## TASK OBJECTIVE
Repeat the records in full and exactly, omitting pictures.
## BEGIN
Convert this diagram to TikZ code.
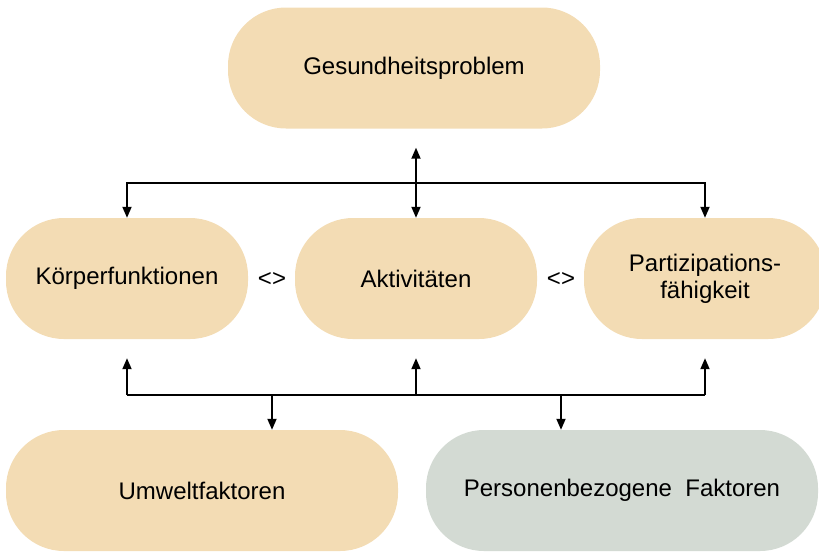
\documentclass[tikz,border=0pt]{standalone}
\usepackage{fontspec}
\setmainfont{Liberation Sans}
\usetikzlibrary{arrows.meta}
\definecolor{tanfill}{RGB}{243,220,180}
\definecolor{greyfill}{RGB}{211,218,211}
\begin{document}
\begin{tikzpicture}[x=1pt,y=-1pt,
  box/.style={fill=tanfill, draw=none, rounded corners=58pt, minimum height=121pt,
    align=center, font=\fontsize{24}{27}\selectfont, inner sep=0pt},
  lbl/.style={font=\fontsize{24}{27}\selectfont, inner sep=0pt},
  conn/.style={line width=1.8pt, draw=black},
  tip/.style={-{Triangle[length=11pt,width=9pt]}},
  dtip/.style={{Triangle[length=11pt,width=9pt]}-{Triangle[length=11pt,width=9pt]}}]
\useasboundingbox (0,0) rectangle (819,552);
\node[box, minimum width=372pt] (gp) at (414,68) {Gesundheitsproblem};
\node[box, minimum width=242pt] (kf) at (127,278.5) {Körperfunktionen};
\node[box, minimum width=242pt] (akt) at (416,278.5) {Aktivitäten};
\node[box, minimum width=242pt] (pf) at (705,278.5) {Partizipations-\\fähigkeit};
\node[box, minimum width=392pt] (uf) at (202,490.5) {Umweltfaktoren};
\node[box, fill=greyfill, minimum width=392pt] (pb) at (622,490.5) {Personenbezogene~~Faktoren};
\node[lbl] (l1) at (272,279) {<>};
\node[lbl] (l2) at (561,279) {<>};
\coordinate (hub1) at (416,183);
\coordinate (hub2) at (416,395);
% top connectors
\draw[conn, dtip, shorten <=19pt] (akt.north |- gp.south) -- (akt.north);
\draw[conn, tip] (hub1) -| (kf.north);
\draw[conn, tip] (hub1) -| (pf.north);
% bottom connectors
\draw[conn] (kf.south |- hub2) -- (pf.south |- hub2);
\draw[conn, tip, shorten >=19pt] (kf.south |- hub2) -- (kf.south);
\draw[conn, tip, shorten >=19pt] (hub2) -- (akt.south);
\draw[conn, tip, shorten >=19pt] (pf.south |- hub2) -- (pf.south);
\draw[conn, tip] (l1 |- hub2) -- (l1 |- uf.north);
\draw[conn, tip] (l2 |- hub2) -- (l2 |- pb.north);
\end{tikzpicture}
\end{document}
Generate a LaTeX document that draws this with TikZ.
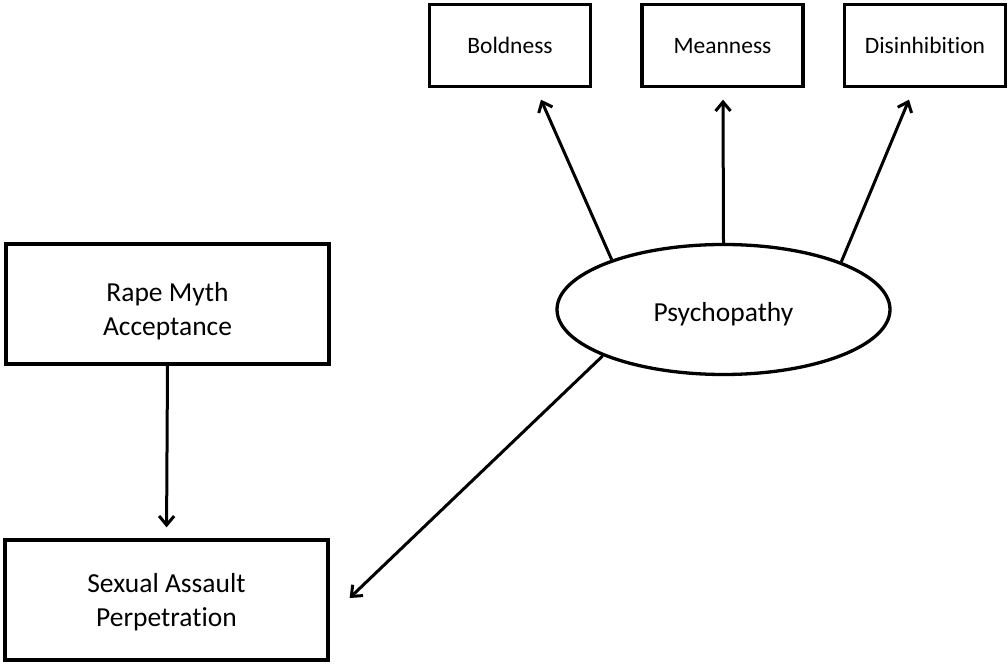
\documentclass[tikz,border=0pt]{standalone}
\usepackage{fontspec}
\setmainfont[Ligatures=NoCommon]{Carlito}
\usetikzlibrary{arrows.meta,shapes.geometric}
\begin{document}
\begin{tikzpicture}[x=1pt,y=1pt,
  box/.style={draw, line width=3.3pt, inner sep=0pt, align=center,
    font=\fontsize{27.5}{34}\selectfont},
  itembox/.style={box, minimum width=161pt, minimum height=82pt,
    text height=17pt, text depth=0pt,
    font=\fontsize{23.5}{28}\selectfont},
  bigbox/.style={box, minimum width=323pt, minimum height=120pt},
  latent/.style={draw, ellipse, line width=3.3pt, inner sep=0pt,
    minimum width=333pt, minimum height=130pt,
    text height=30pt, text depth=6pt,
    font=\fontsize{27.5}{34}\selectfont},
  link/.style={line width=3pt, -{Straight Barb[length=9pt,width=15pt]}}
]
\useasboundingbox (0,0) rectangle (1008,664);

% indicators of the latent factor
\node[itembox] (bold) at (510,618.5) {Boldness};
\node[itembox] (mean) at (722.5,618.5) {Meanness};
\node[itembox] (dis)  at (925,618.5) {Disinhibition};

% latent factor
\node[latent] (psy) at (723.5,354.5) {Psychopathy};

% observed variables
\node[bigbox] (rma) at (167.5,360) {\rule{0pt}{34pt}Rape Myth\\Acceptance};
\node[bigbox] (sap) at (166.5,64) {\rule{0pt}{24pt}Sexual Assault\\Perpetration};

% arrow end points just short of the target boxes
\coordinate (tb) at ([xshift=31pt,yshift=-11.5pt]bold.south);
\coordinate (tm) at ([xshift=0.5pt,yshift=-11.5pt]mean.south);
\coordinate (td) at ([xshift=-16pt,yshift=-11.5pt]dis.south);
\coordinate (ts) at ([xshift=20pt,yshift=2pt]sap.east);

\draw[link] (psy.156) -- (tb);
\draw[link] (psy.north) -- (tm);
\draw[link] (psy.22) -- (td);
\draw[link] (psy.201.5) -- (ts);
\draw[link, shorten >=11pt] (rma.south) -- (sap.north);
\end{tikzpicture}
\end{document}
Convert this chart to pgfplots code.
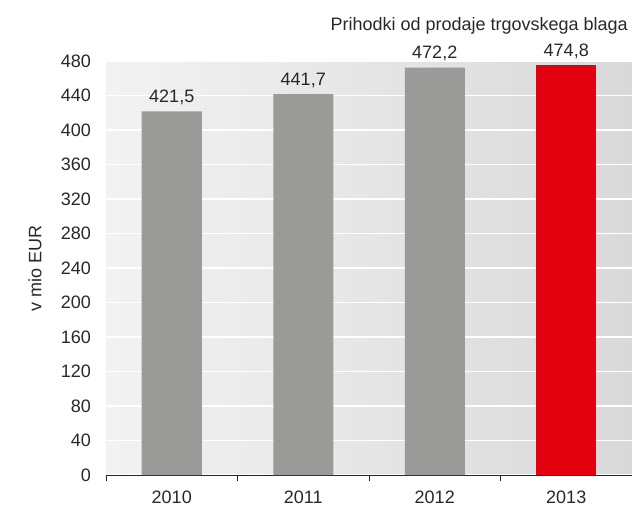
## END
## THE REPLY
Convert this diagram to TikZ code.
\documentclass[tikz,border=0pt]{standalone}
\usepackage{fontspec}
\setmainfont{Liberation Sans}
\usetikzlibrary{arrows.meta}
\definecolor{tanfill}{RGB}{243,220,180}
\definecolor{greyfill}{RGB}{211,218,211}
\begin{document}
\begin{tikzpicture}[x=1pt,y=-1pt,
  box/.style={fill=tanfill, draw=none, rounded corners=58pt, minimum height=121pt,
    align=center, font=\fontsize{24}{27}\selectfont, inner sep=0pt},
  lbl/.style={font=\fontsize{24}{27}\selectfont, inner sep=0pt},
  conn/.style={line width=1.8pt, draw=black},
  tip/.style={-{Triangle[length=11pt,width=9pt]}},
  dtip/.style={{Triangle[length=11pt,width=9pt]}-{Triangle[length=11pt,width=9pt]}}]
\useasboundingbox (0,0) rectangle (819,552);
\node[box, minimum width=372pt] (gp) at (414,68) {Gesundheitsproblem};
\node[box, minimum width=242pt] (kf) at (127,278.5) {Körperfunktionen};
\node[box, minimum width=242pt] (akt) at (416,278.5) {Aktivitäten};
\node[box, minimum width=242pt] (pf) at (705,278.5) {Partizipations-\\fähigkeit};
\node[box, minimum width=392pt] (uf) at (202,490.5) {Umweltfaktoren};
\node[box, fill=greyfill, minimum width=392pt] (pb) at (622,490.5) {Personenbezogene~~Faktoren};
\node[lbl] (l1) at (272,279) {<>};
\node[lbl] (l2) at (561,279) {<>};
\coordinate (hub1) at (416,183);
\coordinate (hub2) at (416,395);
% top connectors
\draw[conn, dtip, shorten <=19pt] (akt.north |- gp.south) -- (akt.north);
\draw[conn, tip] (hub1) -| (kf.north);
\draw[conn, tip] (hub1) -| (pf.north);
% bottom connectors
\draw[conn] (kf.south |- hub2) -- (pf.south |- hub2);
\draw[conn, tip, shorten >=19pt] (kf.south |- hub2) -- (kf.south);
\draw[conn, tip, shorten >=19pt] (hub2) -- (akt.south);
\draw[conn, tip, shorten >=19pt] (pf.south |- hub2) -- (pf.south);
\draw[conn, tip] (l1 |- hub2) -- (l1 |- uf.north);
\draw[conn, tip] (l2 |- hub2) -- (l2 |- pb.north);
\end{tikzpicture}
\end{document}
Generate a LaTeX document that draws this with TikZ.
\documentclass[tikz,border=0pt]{standalone}
\usepackage{fontspec}
\setmainfont[Ligatures=NoCommon]{Carlito}
\usetikzlibrary{arrows.meta,shapes.geometric}
\begin{document}
\begin{tikzpicture}[x=1pt,y=1pt,
  box/.style={draw, line width=3.3pt, inner sep=0pt, align=center,
    font=\fontsize{27.5}{34}\selectfont},
  itembox/.style={box, minimum width=161pt, minimum height=82pt,
    text height=17pt, text depth=0pt,
    font=\fontsize{23.5}{28}\selectfont},
  bigbox/.style={box, minimum width=323pt, minimum height=120pt},
  latent/.style={draw, ellipse, line width=3.3pt, inner sep=0pt,
    minimum width=333pt, minimum height=130pt,
    text height=30pt, text depth=6pt,
    font=\fontsize{27.5}{34}\selectfont},
  link/.style={line width=3pt, -{Straight Barb[length=9pt,width=15pt]}}
]
\useasboundingbox (0,0) rectangle (1008,664);

% indicators of the latent factor
\node[itembox] (bold) at (510,618.5) {Boldness};
\node[itembox] (mean) at (722.5,618.5) {Meanness};
\node[itembox] (dis)  at (925,618.5) {Disinhibition};

% latent factor
\node[latent] (psy) at (723.5,354.5) {Psychopathy};

% observed variables
\node[bigbox] (rma) at (167.5,360) {\rule{0pt}{34pt}Rape Myth\\Acceptance};
\node[bigbox] (sap) at (166.5,64) {\rule{0pt}{24pt}Sexual Assault\\Perpetration};

% arrow end points just short of the target boxes
\coordinate (tb) at ([xshift=31pt,yshift=-11.5pt]bold.south);
\coordinate (tm) at ([xshift=0.5pt,yshift=-11.5pt]mean.south);
\coordinate (td) at ([xshift=-16pt,yshift=-11.5pt]dis.south);
\coordinate (ts) at ([xshift=20pt,yshift=2pt]sap.east);

\draw[link] (psy.156) -- (tb);
\draw[link] (psy.north) -- (tm);
\draw[link] (psy.22) -- (td);
\draw[link] (psy.201.5) -- (ts);
\draw[link, shorten >=11pt] (rma.south) -- (sap.north);
\end{tikzpicture}
\end{document}
Convert this chart to pgfplots code.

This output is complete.